To become legal immigrants, the soon-to-be citizens were bused to the Canadian side of Niagara Falls in Ontario, where they received visas and then returned across the Rainbow Bridge – finally free.

“Roosevelt died just in time,” reflects Abraham Dresdner, now a great-grandfather many times over. “My father had signed the papers originally because ‘to get out of hell, you sign whatever it takes.’ He took a gamble, and thank God, it was worth it.”

Too Little Too Late

Nearly 70 years have passed since those first refugees stepped through the gates at Fort Ontario, and plans are underway for a 2014 reunion. Attendance will be sparse: as of June 2013, less than 100 are still alive.

Successful as it was in saving 1,000 lives, Dr.
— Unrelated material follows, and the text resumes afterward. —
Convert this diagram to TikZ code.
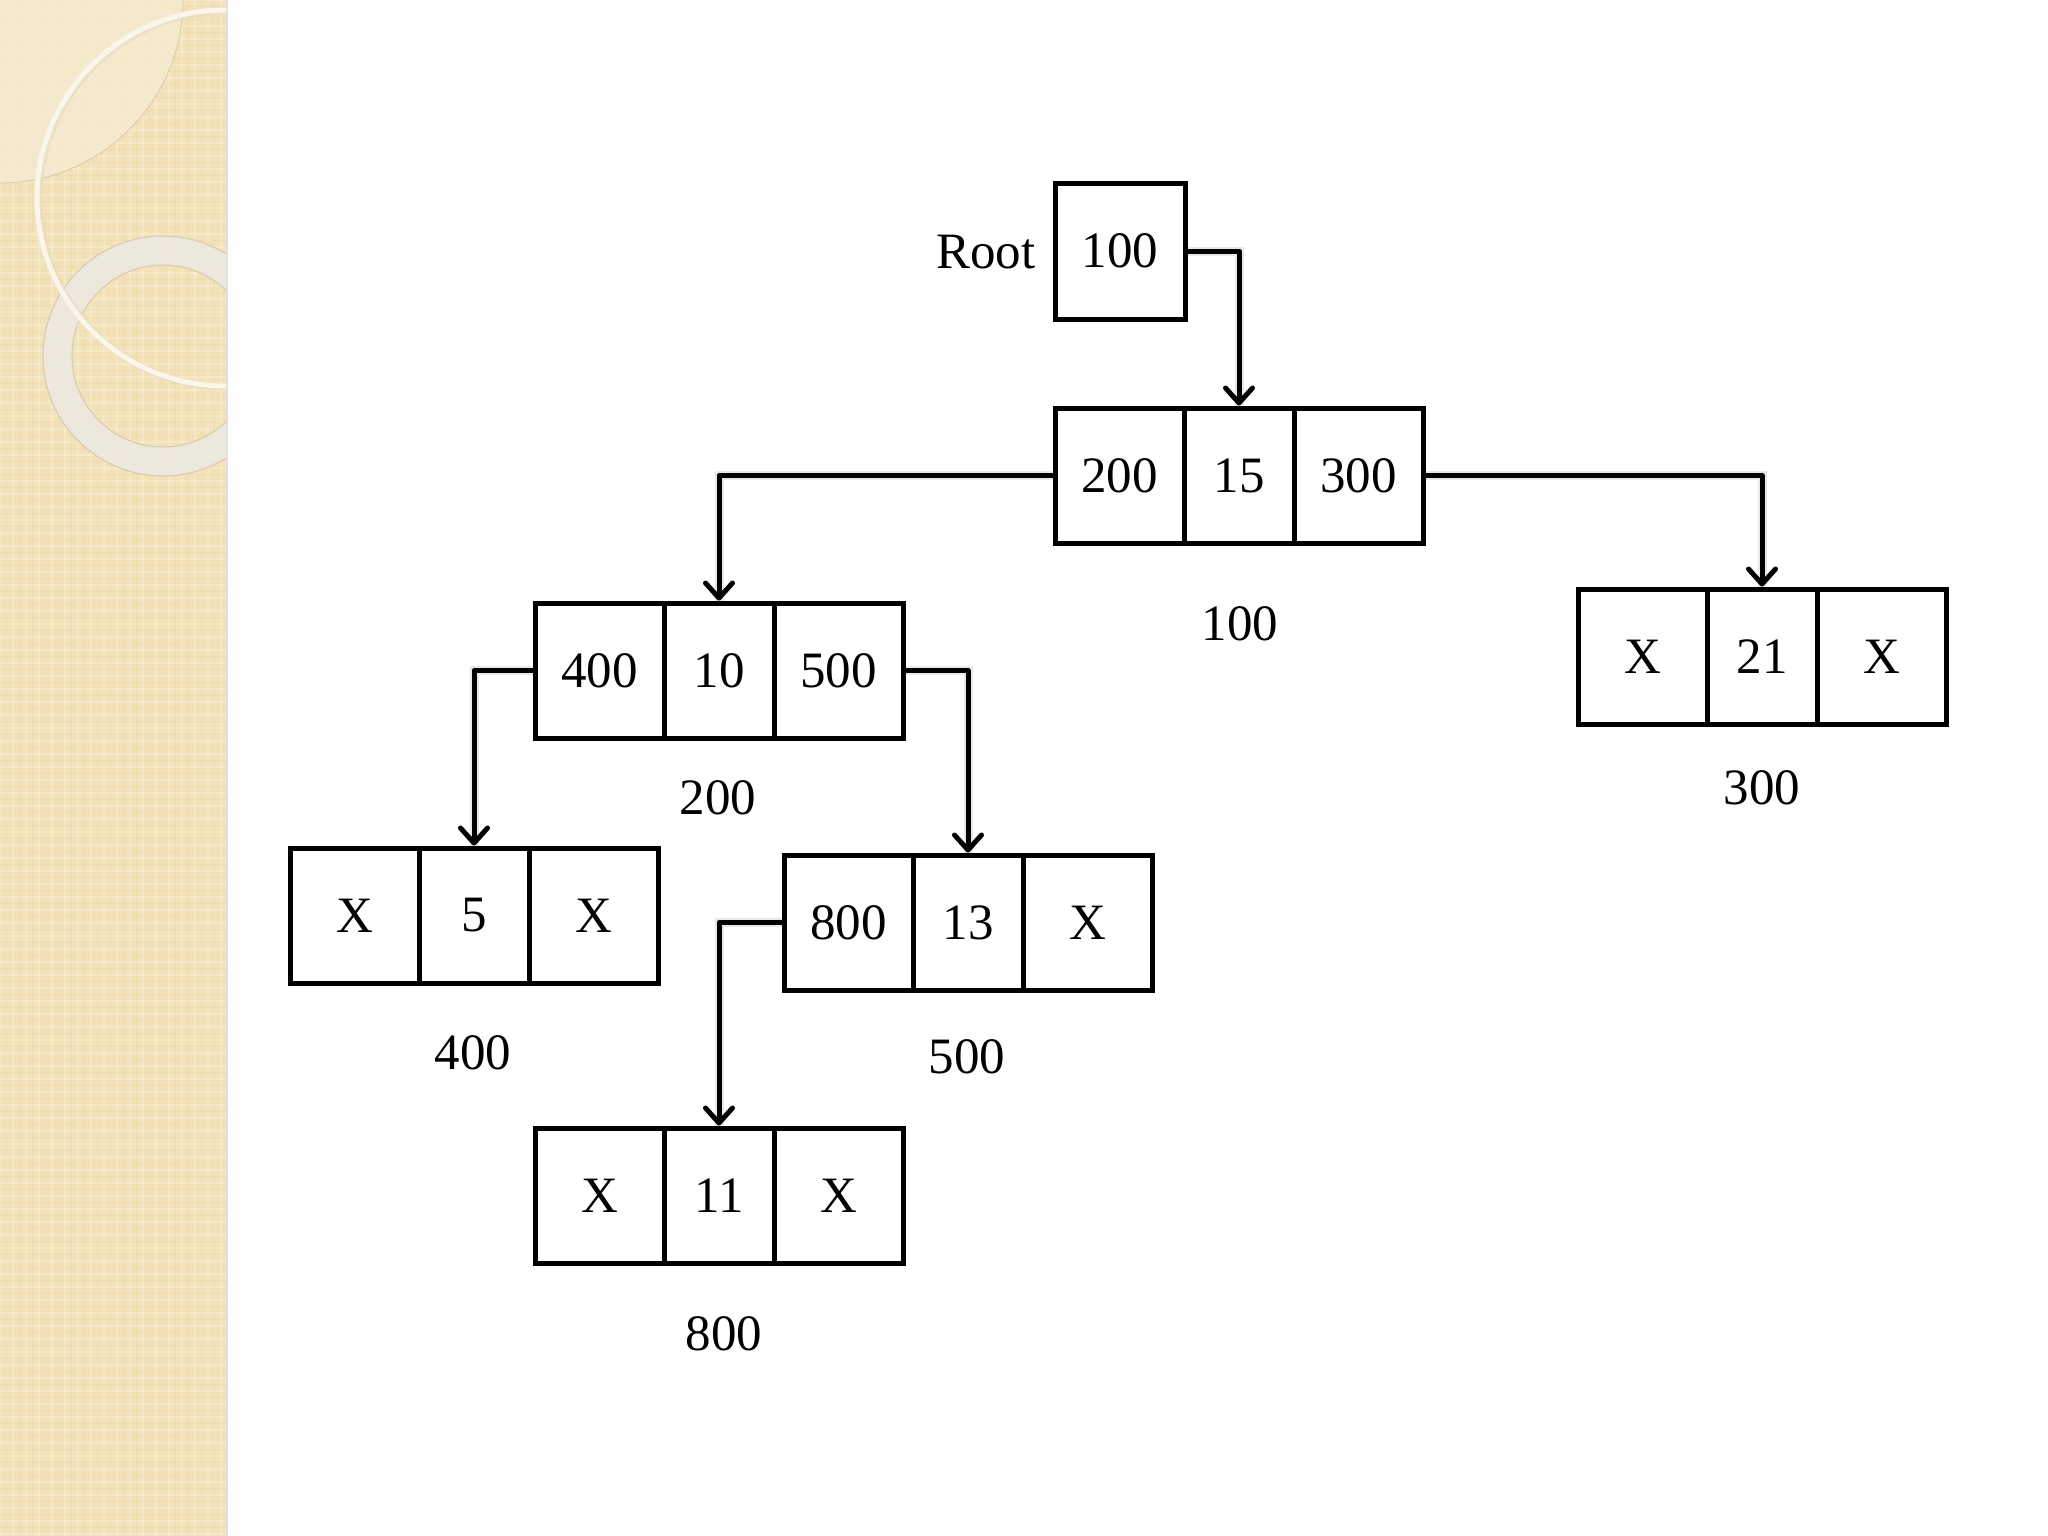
\documentclass[tikz,border=0pt]{standalone}
\usepackage{fontspec}
\setmainfont{Liberation Serif}
\usetikzlibrary{arrows.meta}
\definecolor{panel}{HTML}{F3E2B8}
\definecolor{panellight}{HTML}{F6EBD2}
\definecolor{ringthin}{HTML}{FBF6EA}
\definecolor{ringthick}{HTML}{EDE9E0}
\definecolor{ringedge}{HTML}{D6C9AE}
\tikzset{
  cell/.style={draw, line width=5pt, minimum height=135pt, inner sep=0pt,
    font=\fontsize{51}{60}\selectfont},
  lbl/.style={inner sep=0pt, font=\fontsize{51}{60}\selectfont},
  arr/.style={line width=5pt, line join=round,
    -{Straight Barb[length=15pt,width=27pt,line join=round,line cap=round]}},
  shadowline/.style={line width=9pt, draw=black, opacity=0.09, xshift=3pt, yshift=-4pt},
  gridline/.style={white, opacity=0.22, line width=2pt},
  gridinner/.style={brown, opacity=0.06, line width=1pt}
}
\newcommand\treenode[6]{%
  \node[cell, minimum width=129pt] (#1-l) at ({#2+64.5},{#3+67.5}) {#4};
  \node[cell, minimum width=110pt] (#1-m) at ({#2+184},{#3+67.5}) {#5};
  \node[cell, minimum width=129pt] (#1-r) at ({#2+303.5},{#3+67.5}) {#6};
}
\newcommand\conn[2]{% from, to
  \draw[shadowline] (#1) -| (#2);
  \draw[arr] (#1) -| (#2);
}
\begin{document}
\begin{tikzpicture}[x=1pt,y=-1pt]
\useasboundingbox (0,0) rectangle (2048,1536);
\fill[white] (0,0) rectangle (2048,1536);
% decorative left panel
\begin{scope}
  \clip (0,0) rectangle (226,1536);
  \fill[panel] (0,0) rectangle (226,1536);
  \foreach \gx in {0,13,...,234} {
    \draw[gridline] (\gx,0) -- (\gx,1536);
    \draw[gridinner] (\gx+6.5,0) -- (\gx+6.5,1536);
  }
  \foreach \gy in {0,13,...,1547} {
    \draw[gridline] (0,\gy) -- (226,\gy);
    \draw[gridinner] (0,\gy+6.5) -- (226,\gy+6.5);
  }
  \fill[panellight, opacity=0.8] (0,0) circle [radius=183pt];
  \draw[ringedge, line width=0.8pt] (0,0) circle [radius=183pt];
  \fill[ringthick, even odd rule, opacity=0.9] (163,356) circle [radius=120pt] (163,356) circle [radius=91pt];
  \draw[ringedge, line width=1pt] (163,356) circle [radius=120pt];
  \draw[ringedge, line width=1pt] (163,356) circle [radius=91pt];
  \draw[ringedge!70, line width=7pt, opacity=0.5] (227,199) circle [radius=188pt];
  \draw[ringthin, line width=5pt] (225,198) circle [radius=188pt];
\end{scope}
\draw[black!12, line width=2pt] (227,0) -- (227,1536);
% root
\node[cell, minimum width=130pt, minimum height=136pt] (root) at (1120,251) {100};
\node[lbl] (rootlbl) at (986,252) {Root};
% tree nodes
\treenode{n100}{1055}{408}{200}{15}{300}
\treenode{n200}{535}{603}{400}{10}{500}
\treenode{n300}{1578}{589}{X}{21}{X}
\treenode{n400}{290}{848}{X}{5}{X}
\treenode{n500}{784}{855}{800}{13}{X}
\treenode{n800}{535}{1128}{X}{11}{X}
% address labels
\node[lbl] (a100) at (1240,624) {100};
\node[lbl] (a300) at (1762,788) {300};
\node[lbl] (a200) at (718,798) {200};
\node[lbl] (a400) at (473,1053) {400};
\node[lbl] (a500) at (967,1057) {500};
\node[lbl] (a800) at (724,1334) {800};
% connectors
\conn{root.east}{n100-m.north}
\conn{n100-l.west}{n200-m.north}
\conn{n100-r.east}{n300-m.north}
\conn{n200-l.west}{n400-m.north}
\conn{n200-r.east}{n500-m.north}
\conn{n500-l.west}{n800-m.north}
\end{tikzpicture}
\end{document}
Schum of Oswego’s Safe Haven Museum says modern historians actually view the rescue operation as an embarrassing chapter in American history. Had the Oswego shelter been replicated in other locations, they argue, as many as 100,000 Jews could have been saved – even at the late date of 1944.

Perhaps the most ignominious example of America’s refusal to intervene was the turning away of the MS St. Louis, a German oceanliner packed with 937 desperate Jews, about a quarter of whom were eventually gassed.

“The good part about Oswego is that 1,000 innocent men and women went on to lead meaningful, productive lives,” says Dr. Schum, “The bad part is that this is all we did.”

Most of the original Oswego residents ultimately became successful doctors, lawyers, and businessmen. One was part of the team that developed the world’s first CAT scan. Another worked in espionage, helping to dismantle atomic bombs in Russia. Almost all went on to raise families.

“The Oswego refugees made their mark on this country,” says Dr. Schum, who has developed close ties with some of the former residents. “Who knows what we could have done had we opened our gates to more.”